5. Comment votre activité critique cohabite-t-elle avec le fait de faire des films ou le choix de ne pas en faire ?
Parfaitement bien. Je n’ai jamais eu le désir de faire des films et je ne l’ai toujours pas. Ma position d’observatrice et de passeur est exactement celle que je souhaitais occuper.
6. Existe-t-il un principe moral que vous vous interdisez de transgresser dans le cadre d’une critique ?

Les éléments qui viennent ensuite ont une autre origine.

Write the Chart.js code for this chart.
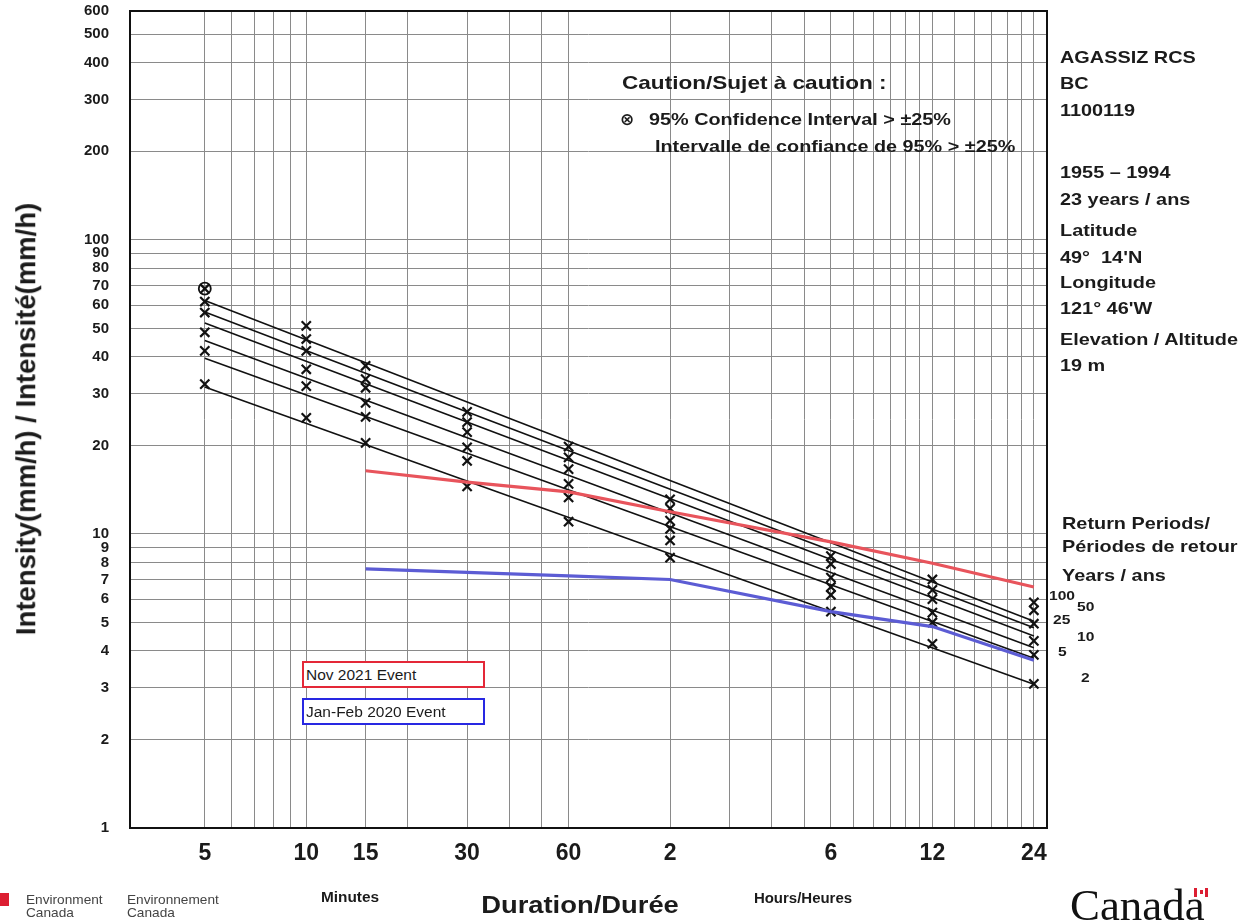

Je refuse la gratuité ou l’acharnement. Si je n’aime vraiment pas un film, je ne vais pas aller me répandre en long, en large et en travers sur le fait que je l’ai détesté. J’ai aussi un principe d’honnêteté, que j’imagine commun à tous-tes dans ce milieu, à la fois sur ce que je pense, mais aussi dans mon argumentaire. Dernière chose, je refuse également d’être très personnelle. C’est peut-être se cacher derrière son petit doigt, sachant que la critique est éminemment subjective, mais si je sens que mon argumentaire tend trop vers l’intime, le personnel ou une émotion mal mesurée, alors peut-être qu’il est temps pour moi de poser la plume (enfin, le clavier, soyons francs) car je ne suis plus en train de parler de l’œuvre, mais de ma petite personne, ce qui, au bout du compte, n’est pas passionnant.
7. Identifiez-vous une spécificité de la génération de critiques à laquelle vous appartenez ?
Difficile à dire. Plus simple à repérer chez les autres générations. Celle qui m’a précédée mettait peut-être encore plus au cœur de son travail la question esthétique et la mise en scène, là où celle qui me suit est peut-être davantage branchée sur les questions éthiques, morales, sociétales qui traversent les œuvres et l’époque. Comme d’habitude, je pense que ma génération, les trentenaires, voire jeunes quadra, est un peu tiraillée. Je dirai qu’elle est peut-être celle qui a aboli le plus la hiérarchie du bon goût. Je remarque que la notion du “ce qu’il est bien de bien-aimer” s’estompe dans ma génération, où l’on va considérer avec le même désir, la même appétence et le même intérêt intellectuel, un film de Godard, un De Palma, un Dupieux ou un Peele, voire un Avengers. Je sais que c’est mon cas (après, mon cas ne fait pas généralité).